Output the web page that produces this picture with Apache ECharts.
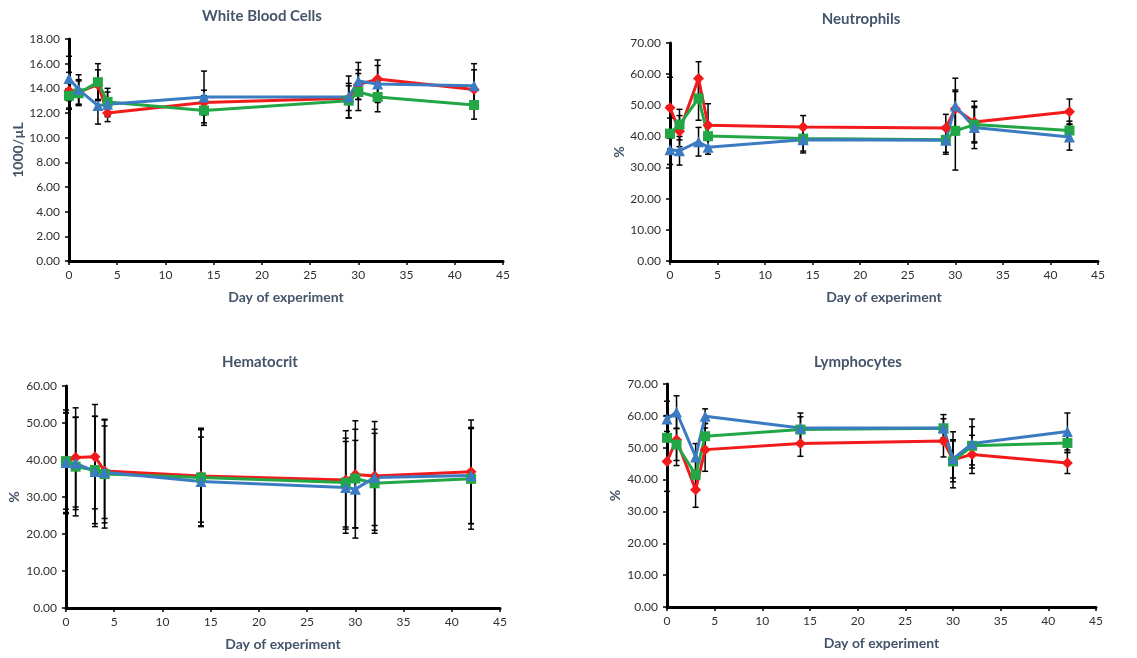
<!DOCTYPE html>
<html><head><meta charset="utf-8">
<script src="https://cdn.jsdelivr.net/npm/echarts@6/dist/echarts.min.js"></script>
<style>html,body{margin:0;padding:0;background:#fff}#c{width:1137px;height:658px}</style>
</head><body><div id="c"></div><script>
// Days of experiment (x values)
const days = [0, 1, 3, 4, 14, 29, 30, 32, 42];

// White Blood Cells (1000/µL)
const wbcRed   = [13.8, 13.7, 14.3, 12.0, 12.85, 13.2, 14.3, 14.75, 13.9];
const wbcGreen = [13.4, 13.6, 14.5, 12.9, 12.2, 13.0, 13.7, 13.3, 12.65];
const wbcBlue  = [14.8, 13.9, 12.6, 12.7, 13.3, 13.3, 14.6, 14.35, 14.2];
const wbcRedErr   = [1.5, 1.0, 1.2, 0.7, 1.0, 1.0, 1.2, 1.55, 1.6];
const wbcGreenErr = [1.0, 1.0, 1.5, 1.1, 1.2, 1.4, 1.5, 1.2, 1.15];
const wbcBlueErr  = [1.8, 1.2, 1.5, 1.0, 2.1, 1.7, 1.5, 1.5, 1.8];

// Neutrophils (%)
const neuRed   = [49.2, 41.7, 58.6, 43.6, 43.0, 42.7, 48.9, 44.6, 47.9];
const neuGreen = [40.9, 43.8, 52.2, 40.1, 39.3, 38.9, 41.8, 43.8, 41.9];
const neuBlue  = [35.7, 35.4, 38.3, 36.5, 38.9, 38.8, 49.8, 42.9, 39.8];
const neuRedErr   = [9.8, 5.0, 5.4, 6.9, 3.7, 4.4, 6.0, 6.7, 4.1];
const neuGreenErr = [5.0, 4.9, 7.0, 4.0, 4.0, 4.0, 12.6, 5.5, 3.0];
const neuBlueErr  = [4.7, 4.6, 4.6, 2.2, 4.2, 4.5, 8.9, 6.8, 4.2];

// Hematocrit (%)
const hctRed   = [39.5, 40.7, 40.9, 37.0, 35.7, 34.6, 36.1, 35.7, 36.8];
const hctGreen = [39.7, 38.2, 37.3, 36.2, 35.3, 33.9, 35.0, 33.7, 34.9];
const hctBlue  = [39.3, 39.1, 36.9, 36.7, 34.2, 32.6, 32.1, 35.3, 35.8];
const hctRedErr   = [14.0, 13.4, 14.1, 14.0, 12.5, 13.3, 14.5, 14.7, 14.0];
const hctGreenErr = [13.0, 13.3, 14.5, 14.6, 13.3, 12.0, 13.3, 13.5, 13.6];
const hctBlueErr  = [13.5, 12.5, 14.9, 12.5, 12.0, 12.4, 13.2, 13.0, 13.0];

// Lymphocytes (%)
const lymRed   = [45.7, 52.5, 36.8, 49.4, 51.3, 52.1, 46.2, 47.9, 45.2];
const lymGreen = [53.1, 51.0, 41.5, 53.6, 55.7, 56.1, 45.7, 50.6, 51.5];
const lymBlue  = [59.0, 61.2, 47.1, 59.9, 56.2, 56.2, 46.5, 51.3, 55.1];
const lymRedErr   = [9.4, 8.1, 5.5, 6.8, 4.0, 5.0, 8.8, 6.0, 3.3];
const lymGreenErr = [7.0, 5.0, 5.0, 4.0, 4.0, 3.0, 6.4, 6.0, 3.0];
const lymBlueErr  = [5.6, 5.1, 4.2, 2.3, 4.7, 4.2, 6.0, 7.7, 5.8];

const titles = ['White Blood Cells', 'Neutrophils', 'Hematocrit', 'Lymphocytes'];
const yNames = ['1000/µL', '%', '%', '%'];
const yMax = [18, 70, 60, 70];
const yInterval = [2, 10, 10, 10];
const xTicksMax = 45;

const panels = [
  {red: wbcRed, green: wbcGreen, blue: wbcBlue, rErr: wbcRedErr, gErr: wbcGreenErr, bErr: wbcBlueErr},
  {red: neuRed, green: neuGreen, blue: neuBlue, rErr: neuRedErr, gErr: neuGreenErr, bErr: neuBlueErr},
  {red: hctRed, green: hctGreen, blue: hctBlue, rErr: hctRedErr, gErr: hctGreenErr, bErr: hctBlueErr},
  {red: lymRed, green: lymGreen, blue: lymBlue, rErr: lymRedErr, gErr: lymGreenErr, bErr: lymBlueErr}
];

// layout (pixels)
const grids = [
  {left: 69, right: 634, top: 39, bottom: 397},
  {left: 670, right: 39, top: 43, bottom: 397},
  {left: 66, right: 637, top: 386, bottom: 50},
  {left: 667, right: 41, top: 384, bottom: 51}
];
const titlePos = [[257, 4], [856, 7], [255, 350], [853, 350]];
const yNameGap = [44, 43, 45, 45];

const FONT = 'Lato';
const NAVY = '#44546A';
const COLORS = {red: '#F21A1A', green: '#22A646', blue: '#3A7BC2'};
const SYMBOLS = {red: 'diamond', green: 'rect', blue: 'triangle'};
const SIZES = {red: 11, green: 10, blue: 11};

function errRender(params, api) {
  const x = api.value(0), lo = api.value(1), hi = api.value(2);
  const p1 = api.coord([x, hi]), p2 = api.coord([x, lo]);
  const w = 3;
  const st = {stroke: '#000', lineWidth: 1.5};
  return {type: 'group', children: [
    {type: 'line', shape: {x1: p1[0], y1: p1[1], x2: p2[0], y2: p2[1]}, style: st},
    {type: 'line', shape: {x1: p1[0] - w, y1: p1[1], x2: p1[0] + w, y2: p1[1]}, style: st},
    {type: 'line', shape: {x1: p2[0] - w, y1: p2[1], x2: p2[0] + w, y2: p2[1]}, style: st}
  ]};
}

const option = {
  animation: false,
  backgroundColor: '#fff',
  textStyle: {fontFamily: FONT},
  title: titles.map((t, i) => ({
    text: t, left: titlePos[i][0], top: titlePos[i][1], textAlign: 'center',
    textStyle: {fontFamily: FONT, fontSize: 15, fontWeight: 'bold', color: NAVY}
  })),
  grid: grids.map(g => Object.assign({containLabel: false}, g)),
  xAxis: grids.map((g, i) => ({
    type: 'value', gridIndex: i, min: 0, max: xTicksMax, interval: 5,
    name: 'Day of experiment', nameLocation: 'middle', nameGap: 29,
    nameTextStyle: {fontFamily: FONT, fontSize: 14, fontWeight: 'bold', color: NAVY},
    axisLine: {lineStyle: {color: '#000', width: 3}},
    axisTick: {show: true, length: 4, lineStyle: {color: '#000', width: 1.5}},
    axisLabel: {fontFamily: FONT, fontSize: 12, color: '#303030', margin: 8},
    splitLine: {show: false}
  })),
  yAxis: grids.map((g, i) => ({
    type: 'value', gridIndex: i, min: 0, max: yMax[i], interval: yInterval[i],
    name: yNames[i], nameLocation: 'middle', nameGap: yNameGap[i], nameRotate: 90,
    nameTextStyle: {fontFamily: FONT, fontSize: 14, fontWeight: 'bold', color: NAVY},
    axisLine: {show: true, lineStyle: {color: '#000', width: 3}},
    axisTick: {show: true, length: 4, lineStyle: {color: '#000', width: 1.5}},
    axisLabel: {fontFamily: FONT, fontSize: 12, color: '#303030', margin: 9,
      formatter: v => v.toFixed(2)},
    splitLine: {show: false}
  })),
  series: []
};

panels.forEach((p, i) => {
  ['red', 'green', 'blue'].forEach(k => {
    const vals = p[k];
    const errs = p[k[0] + 'Err'];
    option.series.push({
      type: 'custom', xAxisIndex: i, yAxisIndex: i, z: 3,
      renderItem: errRender,
      encode: {x: 0, y: [1, 2]},
      data: days.map((d, j) => [d, vals[j] - errs[j], vals[j] + errs[j]])
    });
  });
  ['red', 'green', 'blue'].forEach(k => {
    option.series.push({
      type: 'line', xAxisIndex: i, yAxisIndex: i, z: 4,
      data: days.map((d, j) => [d, p[k][j]]),
      symbol: SYMBOLS[k], symbolSize: SIZES[k],
      lineStyle: {color: COLORS[k], width: 3},
      itemStyle: {color: COLORS[k]}
    });
  });
});

const chart = echarts.init(document.getElementById('c'), null, {renderer: 'canvas'});
chart.setOption(option);
</script></body></html>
■ ■ ■
- WHAT IS BEING ASKED: Pictures excluded, repeat exactly the lines from the top of the material through the line with "30, 32, 42];", including both of those lines.

- WORKED SOLUTION:
Output the web page that produces this picture with Apache ECharts.
<!DOCTYPE html>
<html><head><meta charset="utf-8">
<script src="https://cdn.jsdelivr.net/npm/echarts@6/dist/echarts.min.js"></script>
<style>html,body{margin:0;padding:0;background:#fff}#c{width:1137px;height:658px}</style>
</head><body><div id="c"></div><script>
// Days of experiment (x values)
const days = [0, 1, 3, 4, 14, 29, 30, 32, 42];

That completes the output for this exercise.